I was somewhat surprised to find that the New York Review Books Classics series published eight of the nine novels Henry Green wrote, all except ‘Concluding’. (Is there any author other than Henry Green for whom NYBR Classics has published 8 novels?) What surprised me is that the last two of his novels, ‘Nothing’ and ‘Doting’, have not been highly praised by critics. ‘Nothing’ and ‘Doting’ are almost entirely all dialogue and have been variously described by critics as “talky”, “brittle”, “lacking the old magic”, and not at all approaching his earlier masterpieces like ‘Party Going’ or ‘Loving’. I have read and much enjoyed five of his earlier esteemed-by-critics novels and consider Henry Green one of the high points in English literature in the 20th century, so it was time for me to go off the deep-end with Henry Green and read one of these two so-called “talky” novels.
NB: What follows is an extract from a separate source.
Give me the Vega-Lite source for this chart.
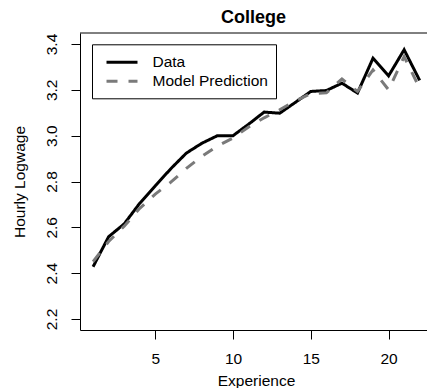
{
  "$schema": "https://vega.github.io/schema/vega-lite/v6.json",
  "autosize": {"type": "none"},
  "width": 347,
  "height": 297,
  "padding": {"left": 80, "top": 33, "right": 0, "bottom": 58},
  "background": "white",
  "config": {
    "view": {"stroke": null},
    "font": "Liberation Sans",
    "axis": {"labelFont": "Liberation Sans", "titleFont": "Liberation Sans", "labelColor": "black", "titleColor": "black", "tickColor": "black", "domainColor": "black", "grid": false},
    "legend": {"labelFont": "Liberation Sans"}
  },
  "title": {
    "text": "College",
    "font": "Liberation Sans",
    "fontSize": 18,
    "fontWeight": "bold",
    "color": "black",
    "anchor": "middle",
    "frame": "group",
    "baseline": "alphabetic",
    "offset": -8
  },
  "layer": [
    {
      "data": {
        "values": [
          {"exp": 1, "series": "Data", "value": 2.428},
          {"exp": 2, "series": "Data", "value": 2.559},
          {"exp": 3, "series": "Data", "value": 2.615},
          {"exp": 4, "series": "Data", "value": 2.705},
          {"exp": 5, "series": "Data", "value": 2.781},
          {"exp": 6, "series": "Data", "value": 2.856},
          {"exp": 7, "series": "Data", "value": 2.924},
          {"exp": 8, "series": "Data", "value": 2.967},
          {"exp": 9, "series": "Data", "value": 3.0},
          {"exp": 10, "series": "Data", "value": 3.0},
          {"exp": 11, "series": "Data", "value": 3.05},
          {"exp": 12, "series": "Data", "value": 3.103},
          {"exp": 13, "series": "Data", "value": 3.098},
          {"exp": 14, "series": "Data", "value": 3.145},
          {"exp": 15, "series": "Data", "value": 3.193},
          {"exp": 16, "series": "Data", "value": 3.197},
          {"exp": 17, "series": "Data", "value": 3.229},
          {"exp": 18, "series": "Data", "value": 3.186},
          {"exp": 19, "series": "Data", "value": 3.338},
          {"exp": 20, "series": "Data", "value": 3.261},
          {"exp": 21, "series": "Data", "value": 3.375},
          {"exp": 22, "series": "Data", "value": 3.241},
          {"exp": 1, "series": "Model Prediction", "value": 2.45},
          {"exp": 2, "series": "Model Prediction", "value": 2.538},
          {"exp": 3, "series": "Model Prediction", "value": 2.605},
          {"exp": 4, "series": "Model Prediction", "value": 2.683},
          {"exp": 5, "series": "Model Prediction", "value": 2.745},
          {"exp": 6, "series": "Model Prediction", "value": 2.797},
          {"exp": 7, "series": "Model Prediction", "value": 2.857},
          {"exp": 8, "series": "Model Prediction", "value": 2.91},
          {"exp": 9, "series": "Model Prediction", "value": 2.955},
          {"exp": 10, "series": "Model Prediction", "value": 2.99},
          {"exp": 11, "series": "Model Prediction", "value": 3.038},
          {"exp": 12, "series": "Model Prediction", "value": 3.078},
          {"exp": 13, "series": "Model Prediction", "value": 3.113},
          {"exp": 14, "series": "Model Prediction", "value": 3.152},
          {"exp": 15, "series": "Model Prediction", "value": 3.183},
          {"exp": 16, "series": "Model Prediction", "value": 3.187},
          {"exp": 17, "series": "Model Prediction", "value": 3.247},
          {"exp": 18, "series": "Model Prediction", "value": 3.193},
          {"exp": 19, "series": "Model Prediction", "value": 3.287},
          {"exp": 20, "series": "Model Prediction", "value": 3.2},
          {"exp": 21, "series": "Model Prediction", "value": 3.345},
          {"exp": 22, "series": "Model Prediction", "value": 3.207}
        ]
      },
      "mark": {"type": "line", "strokeWidth": 3, "strokeCap": "butt", "clip": true},
      "encoding": {
        "x": {
          "field": "exp",
          "type": "quantitative",
          "scale": {"domain": [0.16, 22.47], "nice": false, "zero": false},
          "axis": {
            "orient": "bottom",
            "values": [5, 10, 15, 20],
            "tickSize": 9,
            "labelPadding": 12,
            "labelFontSize": 15.5,
            "title": "Experience",
            "titleFontSize": 15.5,
            "titleFontWeight": "normal",
            "titleX": 176,
            "titleY": 55,
            "titleBaseline": "alphabetic",
            "titleAlign": "center"
          }
        },
        "y": {
          "field": "value",
          "type": "quantitative",
          "scale": {"domain": [2.152, 3.448], "nice": false, "zero": false},
          "axis": {
            "orient": "left",
            "values": [2.2, 2.4, 2.6, 2.8, 3.0, 3.2, 3.4],
            "format": ".1f",
            "tickSize": 9,
            "labelAngle": 270,
            "labelAlign": "center",
            "labelBaseline": "alphabetic",
            "labelPadding": 15,
            "labelFontSize": 15.5,
            "title": "Hourly Logwage",
            "titleFontSize": 15.5,
            "titleFontWeight": "normal",
            "titleAngle": 270,
            "titleX": -56,
            "titleY": 148.5,
            "titleAlign": "center",
            "titleBaseline": "alphabetic"
          }
        },
        "color": {
          "field": "series",
          "type": "nominal",
          "scale": {"domain": ["Data", "Model Prediction"], "range": ["#000000", "#7a7a7a"]},
          "legend": {
            "title": null,
            "orient": "none",
            "legendX": 12,
            "legendY": 11.3,
            "strokeColor": "black",
            "fillColor": "white",
            "padding": 8,
            "symbolType": "M-1.9,0H1.9",
            "symbolSize": 266,
            "symbolStrokeWidth": 3,
            "symbolOffset": 12,
            "labelOffset": 20.5,
            "labelFontSize": 15.5,
            "labelColor": "black",
            "rowPadding": 0
          }
        },
        "strokeDash": {
          "field": "series",
          "type": "nominal",
          "scale": {"domain": ["Data", "Model Prediction"], "range": [[1, 0], [11, 11]]},
          "legend": {
            "title": null,
            "orient": "none",
            "legendX": 12,
            "legendY": 11.3,
            "strokeColor": "black",
            "fillColor": "white",
            "padding": 8,
            "symbolType": "M-1.9,0H1.9",
            "symbolSize": 266,
            "symbolStrokeWidth": 3,
            "symbolOffset": 12,
            "labelOffset": 20.5,
            "labelFontSize": 15.5,
            "labelColor": "black",
            "rowPadding": 0
          }
        }
      }
    },
    {
      "data": {"values": [{}]},
      "mark": {"type": "rule", "color": "black", "strokeWidth": 1},
      "encoding": {"y": {"datum": 3.448}}
    }
  ]
}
The main characters in ‘Nothing’ are John Pomfret and his 20 year old daughter Mary and his friend Jane Weatherby and her 21 year old son Philip. John Pomfret and Jane Weatherby had a torrid affair many years ago despite being married to others, and now they are still platonic friends. Now her son Philip and his daughter Mary have gotten together, and these two serious young people worry that they might be more closely related than they thought. Philip discusses it with his mother:
“It wasn’t anything I could mention over the phone. Look here you won’t be annoyed will you but am I Father’s son?”
Mrs. Weatherby went deep red under the make-up.
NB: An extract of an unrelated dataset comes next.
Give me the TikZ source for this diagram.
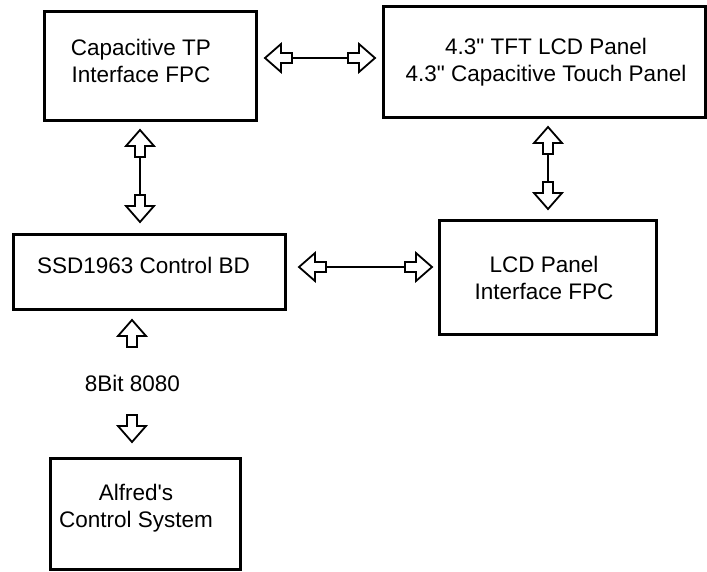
\documentclass[tikz,border=0pt]{standalone}
\usepackage{fontspec}
\setmainfont{Liberation Sans}[Ligatures=TeXOff]
\begin{document}
\begin{tikzpicture}[x=1pt,y=1pt,
  box/.style={draw=black, line width=3pt, inner sep=0pt, fill=white},
  txt/.style={align=center, inner sep=0pt, font=\fontsize{22.5}{27}\selectfont},
  conn/.style={line width=2pt},
  barrow/.pic={\draw[line width=1.8pt, fill=white, miter limit=4] (0,0) -- (-16,14) -- (-16,5) -- (-27,5) -- (-27,-5) -- (-16,-5) -- (-16,-14) -- cycle;}
]
\useasboundingbox (0,0) rectangle (707,-571);

% boxes
\node[box, minimum width=212, minimum height=109] (b1) at (150,-65.5) {};
\node[box, minimum width=322, minimum height=111] (b2) at (544,-61.5) {};
\node[box, minimum width=272, minimum height=75]  (b3) at (149,-271.5) {};
\node[box, minimum width=217, minimum height=114] (b4) at (547.5,-277) {};
\node[box, minimum width=190, minimum height=111] (b5) at (145,-513.5) {};

% texts
\node[txt] (t1) at (141,-61) {Capacitive TP\\Interface FPC};
\node[txt] (t2) at (546,-62) {4.3" TFT LCD Panel\\4.3" Capacitive Touch Panel};
\node[txt] (t3) at (143.5,-265.5) {SSD1963 Control BD};
\node[txt] (t4) at (544,-277.5) {LCD Panel\\Interface FPC};
\node[txt] (t5) at (136,-508.5) {Alfred's\\Control System};
\node[txt] (lbl) at (132.5,-383) {8Bit 8080};

% arrow tip coordinates
\coordinate (a1l) at (265,-58);   \coordinate (a1r) at (375,-58);
\coordinate (a2u) at (140,-130);  \coordinate (a2d) at (140,-222);
\coordinate (a3u) at (548,-127);  \coordinate (a3d) at (548,-209);
\coordinate (a4l) at (299,-267);  \coordinate (a4r) at (432,-267);
\coordinate (a5u) at (132,-320);  \coordinate (a5d) at (132,-442);

% connecting shafts
\draw[conn] ([xshift=27pt]a1l) -- ([xshift=-27pt]a1r);
\draw[conn] ([yshift=-27pt]a2u) -- ([yshift=27pt]a2d);
\draw[conn] ([yshift=-27pt]a3u) -- ([yshift=27pt]a3d);
\draw[conn] ([xshift=27pt]a4l) -- ([xshift=-27pt]a4r);

% block arrow heads
\path (a1l) pic[rotate=180] {barrow};
\path (a1r) pic {barrow};
\path (a2u) pic[rotate=90] {barrow};
\path (a2d) pic[rotate=-90] {barrow};
\path (a3u) pic[rotate=90] {barrow};
\path (a3d) pic[rotate=-90] {barrow};
\path (a4l) pic[rotate=180] {barrow};
\path (a4r) pic {barrow};
\path (a5u) pic[rotate=90] {barrow};
\path (a5d) pic[rotate=-90] {barrow};
\end{tikzpicture}
\end{document}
Henry Green, as a writer, did not believe in omniscient all-knowing narrators. Nobody knows for sure how another person feels about anything. All we know for sure are the words they say and their physical reactions such as smiles, frowns, turning red, etc., and these physical reactions might not reflect their true feelings. Thus in ‘Nothing’, besides the dialogue, we get frequent mentions of what a character “seemed” to be feeling. Any description of a character’s feelings must be tentative, because we really don’t know what they are feeling.
“He seemed very comfortable in the chair with his sherry.”
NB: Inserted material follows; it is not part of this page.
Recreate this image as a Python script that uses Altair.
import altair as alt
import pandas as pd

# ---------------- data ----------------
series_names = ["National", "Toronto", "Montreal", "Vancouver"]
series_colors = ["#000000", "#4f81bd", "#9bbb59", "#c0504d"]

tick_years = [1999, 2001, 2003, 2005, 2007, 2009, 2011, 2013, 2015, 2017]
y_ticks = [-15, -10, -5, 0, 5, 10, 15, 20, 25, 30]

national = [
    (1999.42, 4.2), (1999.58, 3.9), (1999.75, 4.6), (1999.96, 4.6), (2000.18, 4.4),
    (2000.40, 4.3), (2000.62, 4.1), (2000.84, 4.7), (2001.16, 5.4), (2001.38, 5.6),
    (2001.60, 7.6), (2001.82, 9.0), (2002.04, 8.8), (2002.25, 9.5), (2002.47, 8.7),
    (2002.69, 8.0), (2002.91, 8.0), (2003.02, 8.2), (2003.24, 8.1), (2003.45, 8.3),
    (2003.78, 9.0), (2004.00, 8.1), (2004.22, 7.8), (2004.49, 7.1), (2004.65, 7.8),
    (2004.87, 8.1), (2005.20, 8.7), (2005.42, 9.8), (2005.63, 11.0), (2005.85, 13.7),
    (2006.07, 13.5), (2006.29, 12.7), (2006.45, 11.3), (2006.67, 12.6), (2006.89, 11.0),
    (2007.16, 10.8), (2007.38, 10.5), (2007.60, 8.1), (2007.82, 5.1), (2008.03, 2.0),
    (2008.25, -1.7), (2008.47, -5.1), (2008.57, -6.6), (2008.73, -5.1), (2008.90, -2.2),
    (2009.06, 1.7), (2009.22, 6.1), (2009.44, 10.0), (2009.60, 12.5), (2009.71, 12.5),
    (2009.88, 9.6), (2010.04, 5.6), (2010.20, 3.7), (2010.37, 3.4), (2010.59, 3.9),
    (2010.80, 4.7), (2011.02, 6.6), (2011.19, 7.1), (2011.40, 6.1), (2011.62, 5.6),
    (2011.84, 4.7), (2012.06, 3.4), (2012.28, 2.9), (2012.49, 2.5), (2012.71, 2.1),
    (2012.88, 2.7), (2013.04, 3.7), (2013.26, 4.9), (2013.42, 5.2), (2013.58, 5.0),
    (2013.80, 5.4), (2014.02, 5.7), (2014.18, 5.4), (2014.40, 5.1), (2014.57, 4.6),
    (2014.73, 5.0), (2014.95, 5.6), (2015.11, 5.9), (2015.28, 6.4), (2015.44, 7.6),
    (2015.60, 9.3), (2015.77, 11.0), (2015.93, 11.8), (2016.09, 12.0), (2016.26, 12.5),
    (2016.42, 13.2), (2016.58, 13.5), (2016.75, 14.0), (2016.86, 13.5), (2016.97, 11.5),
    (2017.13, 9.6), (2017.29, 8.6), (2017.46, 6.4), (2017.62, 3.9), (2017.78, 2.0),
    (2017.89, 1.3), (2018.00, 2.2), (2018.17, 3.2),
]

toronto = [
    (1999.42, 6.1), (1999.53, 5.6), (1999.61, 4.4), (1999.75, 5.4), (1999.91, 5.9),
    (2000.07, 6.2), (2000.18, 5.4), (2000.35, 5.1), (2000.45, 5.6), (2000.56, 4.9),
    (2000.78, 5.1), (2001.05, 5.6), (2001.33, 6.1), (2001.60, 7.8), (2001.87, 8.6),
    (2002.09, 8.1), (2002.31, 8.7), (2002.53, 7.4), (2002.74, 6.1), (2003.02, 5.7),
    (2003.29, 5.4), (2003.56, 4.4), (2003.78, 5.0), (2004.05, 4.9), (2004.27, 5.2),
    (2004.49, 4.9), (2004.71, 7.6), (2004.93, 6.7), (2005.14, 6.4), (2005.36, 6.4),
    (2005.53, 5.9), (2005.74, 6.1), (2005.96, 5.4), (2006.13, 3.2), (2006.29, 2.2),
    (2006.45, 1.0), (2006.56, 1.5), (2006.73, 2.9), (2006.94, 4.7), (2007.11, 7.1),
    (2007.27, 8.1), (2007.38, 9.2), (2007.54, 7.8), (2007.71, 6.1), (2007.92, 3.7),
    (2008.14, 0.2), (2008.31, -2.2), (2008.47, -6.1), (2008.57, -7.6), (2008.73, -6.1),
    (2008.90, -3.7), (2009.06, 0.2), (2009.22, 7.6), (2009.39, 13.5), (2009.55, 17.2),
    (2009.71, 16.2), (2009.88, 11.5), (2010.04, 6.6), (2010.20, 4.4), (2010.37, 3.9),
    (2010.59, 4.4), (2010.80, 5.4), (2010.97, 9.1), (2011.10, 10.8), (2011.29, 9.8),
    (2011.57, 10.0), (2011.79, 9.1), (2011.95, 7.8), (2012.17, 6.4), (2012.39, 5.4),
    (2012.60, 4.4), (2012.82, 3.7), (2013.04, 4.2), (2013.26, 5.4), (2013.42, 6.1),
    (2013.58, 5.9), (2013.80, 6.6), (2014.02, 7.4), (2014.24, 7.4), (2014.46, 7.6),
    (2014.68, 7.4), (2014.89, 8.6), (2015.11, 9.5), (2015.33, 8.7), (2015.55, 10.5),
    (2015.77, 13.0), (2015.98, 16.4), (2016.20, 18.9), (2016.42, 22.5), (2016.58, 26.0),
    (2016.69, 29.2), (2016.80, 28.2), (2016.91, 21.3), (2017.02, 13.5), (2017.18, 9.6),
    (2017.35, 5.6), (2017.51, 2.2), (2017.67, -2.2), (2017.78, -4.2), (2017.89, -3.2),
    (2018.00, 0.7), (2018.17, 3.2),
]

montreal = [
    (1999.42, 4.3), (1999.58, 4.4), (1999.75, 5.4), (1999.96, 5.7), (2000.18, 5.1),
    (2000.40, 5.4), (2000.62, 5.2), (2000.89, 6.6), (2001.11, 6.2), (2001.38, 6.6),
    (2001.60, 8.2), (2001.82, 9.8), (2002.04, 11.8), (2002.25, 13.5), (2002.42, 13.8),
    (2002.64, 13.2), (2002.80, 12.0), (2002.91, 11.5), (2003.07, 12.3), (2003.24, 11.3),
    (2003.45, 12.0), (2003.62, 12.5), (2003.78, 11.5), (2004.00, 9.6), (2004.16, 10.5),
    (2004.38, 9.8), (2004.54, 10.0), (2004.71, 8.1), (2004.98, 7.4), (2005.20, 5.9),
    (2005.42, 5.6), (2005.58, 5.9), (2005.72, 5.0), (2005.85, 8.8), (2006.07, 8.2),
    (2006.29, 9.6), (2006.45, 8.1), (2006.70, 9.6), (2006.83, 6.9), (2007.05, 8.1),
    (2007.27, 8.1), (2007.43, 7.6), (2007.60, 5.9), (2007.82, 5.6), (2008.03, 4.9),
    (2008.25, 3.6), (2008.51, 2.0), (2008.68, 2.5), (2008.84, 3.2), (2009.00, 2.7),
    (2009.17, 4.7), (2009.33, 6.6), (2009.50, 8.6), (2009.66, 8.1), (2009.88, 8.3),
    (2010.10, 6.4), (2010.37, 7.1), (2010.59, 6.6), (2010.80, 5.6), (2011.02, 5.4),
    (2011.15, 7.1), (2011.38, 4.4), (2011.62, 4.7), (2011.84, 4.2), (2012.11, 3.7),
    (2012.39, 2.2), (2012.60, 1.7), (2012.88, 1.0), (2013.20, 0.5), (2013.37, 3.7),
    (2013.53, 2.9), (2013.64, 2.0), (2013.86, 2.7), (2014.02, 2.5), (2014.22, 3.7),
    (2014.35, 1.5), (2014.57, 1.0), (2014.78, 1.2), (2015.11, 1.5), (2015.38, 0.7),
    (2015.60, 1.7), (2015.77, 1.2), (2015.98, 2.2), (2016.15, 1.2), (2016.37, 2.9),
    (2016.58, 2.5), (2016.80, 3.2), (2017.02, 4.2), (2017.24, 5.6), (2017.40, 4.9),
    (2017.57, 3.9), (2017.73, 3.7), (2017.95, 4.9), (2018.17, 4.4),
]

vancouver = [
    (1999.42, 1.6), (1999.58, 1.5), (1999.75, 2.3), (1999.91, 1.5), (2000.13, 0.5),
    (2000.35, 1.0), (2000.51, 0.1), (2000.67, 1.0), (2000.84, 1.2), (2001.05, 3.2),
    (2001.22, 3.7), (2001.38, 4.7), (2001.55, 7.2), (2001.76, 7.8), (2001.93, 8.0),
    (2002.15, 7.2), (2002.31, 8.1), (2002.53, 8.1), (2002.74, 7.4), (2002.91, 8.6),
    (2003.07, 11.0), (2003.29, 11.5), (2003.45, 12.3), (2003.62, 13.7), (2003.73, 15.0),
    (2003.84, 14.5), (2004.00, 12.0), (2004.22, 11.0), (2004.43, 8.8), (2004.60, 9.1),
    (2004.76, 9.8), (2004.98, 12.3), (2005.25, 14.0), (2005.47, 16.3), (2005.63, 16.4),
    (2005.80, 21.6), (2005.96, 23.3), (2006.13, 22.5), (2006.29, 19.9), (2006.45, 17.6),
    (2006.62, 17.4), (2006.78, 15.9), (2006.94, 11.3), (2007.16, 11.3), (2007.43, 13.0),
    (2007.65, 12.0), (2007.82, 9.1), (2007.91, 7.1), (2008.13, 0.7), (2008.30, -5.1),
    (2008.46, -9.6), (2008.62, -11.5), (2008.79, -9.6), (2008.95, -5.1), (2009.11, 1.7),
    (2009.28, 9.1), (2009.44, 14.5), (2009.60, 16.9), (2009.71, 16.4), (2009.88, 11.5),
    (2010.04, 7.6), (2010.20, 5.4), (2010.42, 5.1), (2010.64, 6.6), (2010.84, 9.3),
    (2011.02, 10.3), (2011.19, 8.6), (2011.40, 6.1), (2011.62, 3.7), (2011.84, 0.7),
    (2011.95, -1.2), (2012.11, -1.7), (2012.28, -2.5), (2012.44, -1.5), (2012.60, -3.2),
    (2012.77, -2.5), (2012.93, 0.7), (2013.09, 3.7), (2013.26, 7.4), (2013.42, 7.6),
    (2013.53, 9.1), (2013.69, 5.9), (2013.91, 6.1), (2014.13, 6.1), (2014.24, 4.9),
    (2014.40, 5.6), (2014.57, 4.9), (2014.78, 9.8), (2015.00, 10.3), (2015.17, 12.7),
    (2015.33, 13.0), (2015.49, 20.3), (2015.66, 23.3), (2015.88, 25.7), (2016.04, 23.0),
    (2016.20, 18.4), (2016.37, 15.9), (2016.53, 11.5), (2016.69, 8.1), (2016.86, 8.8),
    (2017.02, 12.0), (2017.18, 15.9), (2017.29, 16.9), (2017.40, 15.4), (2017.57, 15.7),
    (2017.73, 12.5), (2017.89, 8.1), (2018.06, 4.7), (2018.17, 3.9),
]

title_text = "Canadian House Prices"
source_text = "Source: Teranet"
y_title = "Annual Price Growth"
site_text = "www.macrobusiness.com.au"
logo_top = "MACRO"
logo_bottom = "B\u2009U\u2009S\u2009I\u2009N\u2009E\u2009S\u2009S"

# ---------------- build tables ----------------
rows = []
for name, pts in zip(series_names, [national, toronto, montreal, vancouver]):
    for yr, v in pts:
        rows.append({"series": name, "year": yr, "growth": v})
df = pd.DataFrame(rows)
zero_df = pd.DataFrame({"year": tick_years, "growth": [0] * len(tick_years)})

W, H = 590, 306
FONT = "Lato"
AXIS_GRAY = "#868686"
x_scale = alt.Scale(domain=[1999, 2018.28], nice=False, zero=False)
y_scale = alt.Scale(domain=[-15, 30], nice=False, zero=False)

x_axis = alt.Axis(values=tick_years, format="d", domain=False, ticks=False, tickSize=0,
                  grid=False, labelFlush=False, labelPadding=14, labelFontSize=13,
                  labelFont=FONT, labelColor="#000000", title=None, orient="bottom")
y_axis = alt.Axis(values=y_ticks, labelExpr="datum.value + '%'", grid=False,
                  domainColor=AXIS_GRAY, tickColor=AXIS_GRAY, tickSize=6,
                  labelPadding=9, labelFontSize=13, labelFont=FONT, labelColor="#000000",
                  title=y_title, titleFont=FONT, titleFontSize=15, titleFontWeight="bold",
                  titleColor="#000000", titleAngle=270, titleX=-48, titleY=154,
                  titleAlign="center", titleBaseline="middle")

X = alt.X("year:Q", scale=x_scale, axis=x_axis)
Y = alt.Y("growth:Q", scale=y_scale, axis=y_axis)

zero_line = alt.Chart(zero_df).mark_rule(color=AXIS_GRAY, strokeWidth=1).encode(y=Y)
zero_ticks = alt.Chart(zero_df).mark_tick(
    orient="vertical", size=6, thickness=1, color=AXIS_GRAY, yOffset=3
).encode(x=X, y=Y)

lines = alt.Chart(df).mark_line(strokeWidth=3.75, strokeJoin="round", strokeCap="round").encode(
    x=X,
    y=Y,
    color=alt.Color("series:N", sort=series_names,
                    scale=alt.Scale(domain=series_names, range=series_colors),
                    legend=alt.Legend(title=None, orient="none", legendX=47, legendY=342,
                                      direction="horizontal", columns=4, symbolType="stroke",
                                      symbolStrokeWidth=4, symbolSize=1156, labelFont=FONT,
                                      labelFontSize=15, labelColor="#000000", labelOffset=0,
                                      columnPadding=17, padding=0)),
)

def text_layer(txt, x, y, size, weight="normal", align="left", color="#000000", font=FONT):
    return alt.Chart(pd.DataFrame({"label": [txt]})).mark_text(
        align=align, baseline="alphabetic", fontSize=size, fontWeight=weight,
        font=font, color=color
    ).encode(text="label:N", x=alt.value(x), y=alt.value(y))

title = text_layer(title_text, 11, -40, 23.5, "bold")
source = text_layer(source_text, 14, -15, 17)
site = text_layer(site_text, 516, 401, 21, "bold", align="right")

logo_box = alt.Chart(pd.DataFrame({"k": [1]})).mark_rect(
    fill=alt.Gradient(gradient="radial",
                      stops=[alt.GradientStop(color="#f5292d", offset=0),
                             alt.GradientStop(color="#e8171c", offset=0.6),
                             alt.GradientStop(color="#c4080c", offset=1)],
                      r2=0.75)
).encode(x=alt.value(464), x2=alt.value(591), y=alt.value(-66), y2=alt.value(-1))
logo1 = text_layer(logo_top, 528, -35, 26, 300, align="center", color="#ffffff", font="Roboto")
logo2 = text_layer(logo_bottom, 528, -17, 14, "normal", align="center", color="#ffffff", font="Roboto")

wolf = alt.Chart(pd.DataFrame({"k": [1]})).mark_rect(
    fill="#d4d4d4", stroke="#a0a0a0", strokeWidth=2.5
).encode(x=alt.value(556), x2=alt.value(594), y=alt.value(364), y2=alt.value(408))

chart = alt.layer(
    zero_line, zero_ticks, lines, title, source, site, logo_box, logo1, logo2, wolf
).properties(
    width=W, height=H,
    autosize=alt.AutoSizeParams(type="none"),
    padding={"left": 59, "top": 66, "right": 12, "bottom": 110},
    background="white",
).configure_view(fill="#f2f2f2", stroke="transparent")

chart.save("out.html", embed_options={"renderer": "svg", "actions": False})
“Mr. Pomfret appeared to ignore the dryness of her tone.”
“she said with apparent sincerity”
I believe that this absence of an omniscient narrator is one of the reasons that Henry Green’s novels still charm while other writers’ works have fallen by the wayside.
However, ultimately ‘Nothing’ did not measure up for me to the other Henry Green novels which I have read. As good as Green is with dialogue, I missed the connective tissue of description to back up the story. If you have not read Henry Green before, don’t start with ‘Nothing’. Read ‘Party Going’ or ‘Loving’ or ‘Living’ or ‘Back’ instead.